I’m finally back in civilization. The camping trip went as expected. The sun smiled for two days, and the skies opened. But it’s not camping if you don’t fight the rain. And Jessi still got camping for her birthday.

I didn’t get any writing done. I don’t know why I thought this trip would be any different than the rest or that writing longhand would be viable–we left our phones in the cars for the trip–so needless to say, I only got one journal entry down. Though, it wasn’t for lack of inspiration.

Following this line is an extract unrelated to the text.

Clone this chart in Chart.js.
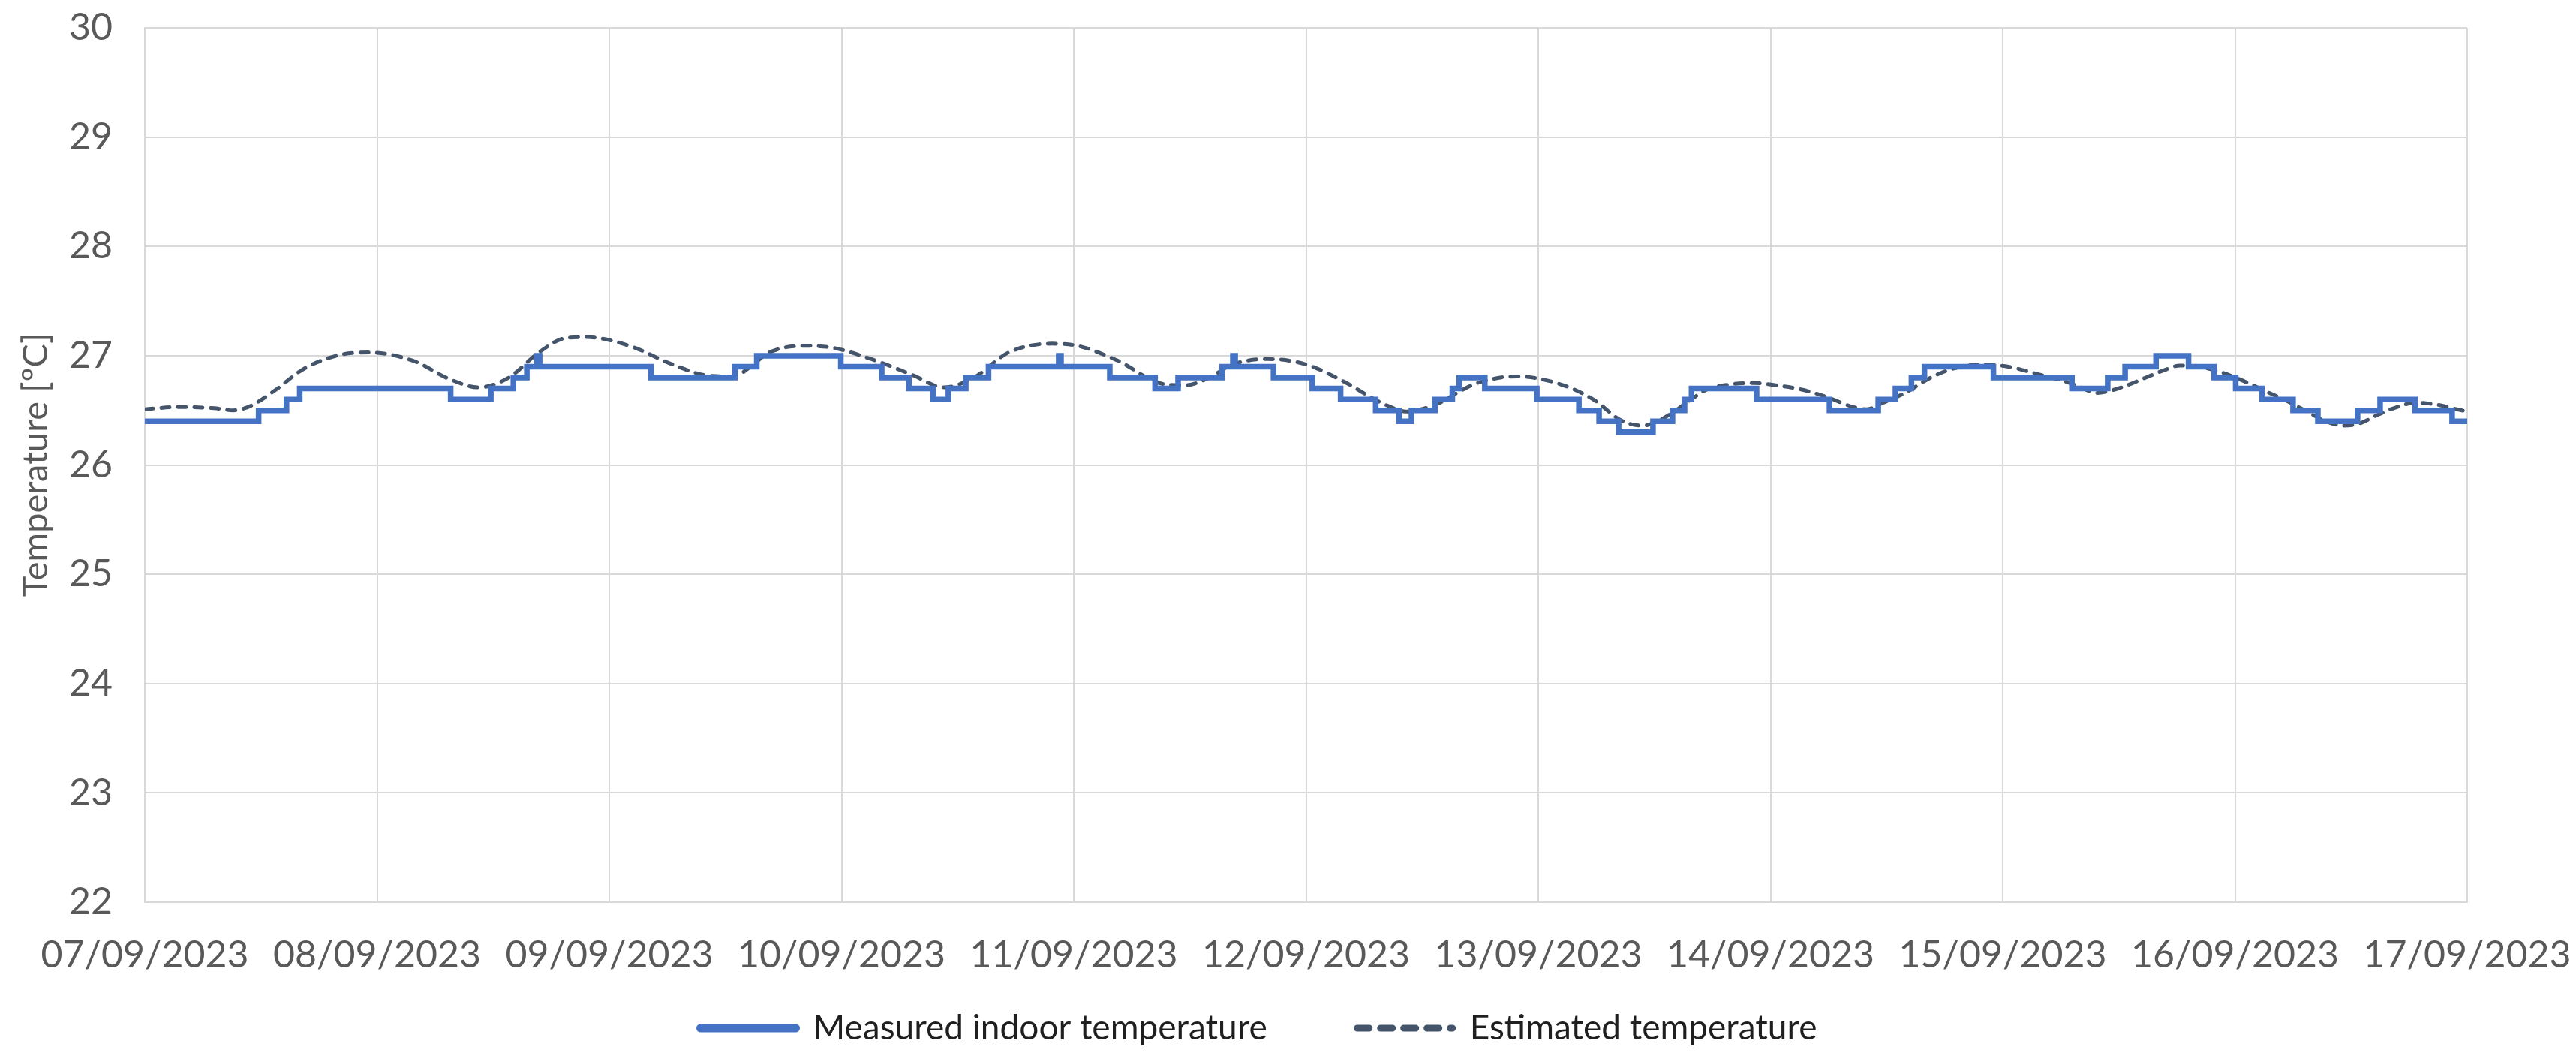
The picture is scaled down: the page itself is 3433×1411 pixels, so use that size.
<!DOCTYPE html>
<html>
<head>
<meta charset="utf-8">
<script src="https://cdn.jsdelivr.net/npm/chart.js@4/dist/chart.umd.min.js"></script>
<style>
html,body{margin:0;padding:0;background:#ffffff;}
canvas{display:block;}
</style>
</head>
<body>
<canvas id="c" width="3433" height="1411"></canvas>
<script>
// ---- Data (x = days since 07/09/2023 00:00) ----
const dateLabels = ['07/09/2023','08/09/2023','09/09/2023','10/09/2023','11/09/2023','12/09/2023','13/09/2023','14/09/2023','15/09/2023','16/09/2023','17/09/2023'];
const yMin = 22;
const yMax = 30;

// Measured indoor temperature: times at which the reading changes, and the new reading
const measuredDays = [0,0.49,0.61,0.667,1.317,1.49,1.587,1.645,1.688,1.70,2.18,2.541,2.635,2.997,3.173,3.29,3.395,3.46,3.535,3.633,3.935,3.945,4.155,4.35,4.449,4.638,4.685,4.695,4.86,5.027,5.149,5.30,5.40,5.454,5.555,5.63,5.66,5.77,5.994,6.175,6.262,6.346,6.494,6.578,6.63,6.66,6.94,7.254,7.464,7.538,7.607,7.663,7.96,8.298,8.452,8.527,8.66,8.80,8.91,9.003,9.116,9.25,9.357,9.528,9.625,9.775,9.935,10.0];
const measuredTemps = [26.4,26.5,26.6,26.7,26.6,26.7,26.8,26.9,27.0,26.9,26.8,26.9,27.0,26.9,26.8,26.7,26.6,26.7,26.8,26.9,27.0,26.9,26.8,26.7,26.8,26.9,27.0,26.9,26.8,26.7,26.6,26.5,26.4,26.5,26.6,26.7,26.8,26.7,26.6,26.5,26.4,26.3,26.4,26.5,26.6,26.7,26.6,26.5,26.6,26.7,26.8,26.9,26.8,26.7,26.8,26.9,27.0,26.9,26.8,26.7,26.6,26.5,26.4,26.5,26.6,26.5,26.4,26.4];

// Estimated temperature
const estimatedDays = [0,0.14,0.30,0.38,0.455,0.565,0.677,0.825,0.965,1.16,1.308,1.438,1.567,1.697,1.809,1.902,2.087,2.272,2.42,2.532,2.62,2.68,2.83,2.94,3.127,3.31,3.44,3.57,3.72,3.906,4.017,4.184,4.388,4.48,4.574,4.685,4.834,5.0,5.166,5.296,5.354,5.43,5.577,5.65,5.725,5.836,5.91,6.003,6.133,6.244,6.355,6.448,6.504,6.578,6.652,6.726,6.837,6.93,7.023,7.135,7.245,7.357,7.412,7.486,7.58,7.69,7.784,7.913,8.025,8.136,8.261,8.326,8.406,8.455,8.536,8.616,8.697,8.762,8.842,8.939,9.036,9.132,9.229,9.326,9.39,9.471,9.536,9.616,9.697,9.778,9.875,9.955,10.0];
const estimatedTemps = [26.51,26.53,26.52,26.50,26.54,26.69,26.87,27.00,27.03,26.95,26.79,26.71,26.80,27.03,27.16,27.17,27.09,26.92,26.82,26.81,26.92,27.02,27.09,27.08,26.97,26.82,26.71,26.80,27.03,27.11,27.09,26.96,26.74,26.73,26.79,26.92,26.97,26.92,26.76,26.60,26.54,26.49,26.57,26.66,26.74,26.80,26.81,26.79,26.71,26.59,26.41,26.36,26.39,26.48,26.59,26.69,26.74,26.75,26.73,26.69,26.62,26.53,26.51,26.57,26.66,26.80,26.88,26.92,26.90,26.84,26.77,26.72,26.66,26.675,26.73,26.80,26.87,26.91,26.90,26.85,26.77,26.675,26.58,26.47,26.40,26.36,26.38,26.46,26.53,26.57,26.55,26.51,26.49];

const seriesNames = ['Measured indoor temperature','Estimated temperature'];

// ---- Chart ----
Chart.defaults.font.family = 'Lato, "Open Sans", sans-serif';

const measuredPoints = measuredDays.map((d, i) => ({x: d, y: measuredTemps[i]}));
const estimatedPoints = estimatedDays.map((d, i) => ({x: d, y: estimatedTemps[i]}));

const gridColor = '#D9D9D9';
const tickColor = '#595959';

new Chart(document.getElementById('c'), {
  type: 'line',
  data: {
    datasets: [
      {
        label: seriesNames[0],
        data: measuredPoints,
        borderColor: '#4472C4',
        backgroundColor: '#4472C4',
        borderWidth: 7.5,
        stepped: 'before',
        pointRadius: 0,
        fill: false,
        borderJoinStyle: 'miter',
        borderCapStyle: 'butt'
      },
      {
        label: seriesNames[1],
        data: estimatedPoints,
        borderColor: '#44546A',
        backgroundColor: '#44546A',
        borderWidth: 5,
        borderDash: [11, 11],
        borderCapStyle: 'round',
        cubicInterpolationMode: 'monotone',
        tension: 0.4,
        pointRadius: 0,
        fill: false
      }
    ]
  },
  options: {
    responsive: false,
    animation: false,
    devicePixelRatio: 1,
    layout: { padding: { left: 67, right: 145, top: 37, bottom: 8 } },
    plugins: {
      tooltip: { enabled: false },
      legend: {
        position: 'bottom',
        labels: {
          usePointStyle: true,
          pointStyleWidth: 127,
          padding: 120,
          color: '#1F1F1F',
          font: { family: 'Lato', size: 46 },
          generateLabels: function(chart) {
            const items = Chart.defaults.plugins.legend.labels.generateLabels(chart);
            items.forEach((it, i) => {
              it.pointStyle = 'line';
              it.lineCap = 'round';
              if (i === 0) { it.lineWidth = 11; it.lineDash = []; }
              else { it.lineWidth = 9; it.lineDash = [16, 15]; }
            });
            return items;
          }
        }
      }
    },
    scales: {
      x: {
        type: 'linear',
        min: 0,
        max: dateLabels.length - 1,
        afterFit: function(s) { s.height = 25; },
        ticks: {
          stepSize: 1,
          autoSkip: false,
          maxRotation: 0,
          mirror: true,
          padding: -101,
          color: tickColor,
          font: { family: 'Lato', size: 50 },
          callback: function(v) { return dateLabels[v]; }
        },
        grid: { color: gridColor, lineWidth: 2, drawTicks: false },
        border: { color: gridColor, width: 2 }
      },
      y: {
        min: yMin,
        max: yMax,
        afterFit: function(s) { s.width = 126; },
        ticks: {
          stepSize: 1,
          padding: 0,
          color: tickColor,
          font: { family: 'Lato', size: 50 }
        },
        title: {
          display: true,
          text: 'Temperature [ºC]',
          color: tickColor,
          font: { family: 'Lato', size: 47 },
          padding: { top: -47, bottom: 0 }
        },
        grid: { color: gridColor, lineWidth: 2, drawTicks: true, tickLength: 43, tickColor: 'rgba(0,0,0,0)' },
        border: { color: gridColor, width: 2 }
      }
    }
  }
});
</script>
</body>
</html>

Luckily enough, 2019 became the year I dwelt with periodical cicadas. Emerging only once every seventeen years, the brood provided a unique, lifetime experience. Many times, however, I found it hard to concentrate on the little buggers or their incessant roar, which filled every nook and cranny of the forest with its constant reverberations.

Not half a mile on the highway, eagerly heading to the woods, I received a phone call from my eldest brother.

“I have bad news,” he told me.

Not again. When his calls start like this, the week becomes intolerable.

Jeffery Williams, a longtime friend of his, and who consequently grew to be a brother to us and a son to our parents, had been in a car crash. His young daughter had already passed, but he was somehow holding on through his hemorrhaging.

“He is in Columbus,” Jacob continued the onslaught. “The doctors aren’t hopeful. His family are on the way there. I can’t get off work.”

I think, looking back on it now, I’m still slightly in shock. He became our family, had fit in snuggingly since the first day Jacob brought him over from school. On Saturday afternoons completely lost in Ocarina of Time‘s forest temple, reeling from my 11-year-old’s lack of comprehension, I could call Jeff and ask for his advice.

“How do I kill the flying, blue skull things?” I’d ask him.

“They’re called Skulltulas,” he’d respond, “and you have to use your hookshot.”

Offering this kind of help anytime I asked, Jeff effectively anchored my flight forward. He pulled me from darkness many times. A few times, even talking me through sleepless nights, letting me know he was there for me.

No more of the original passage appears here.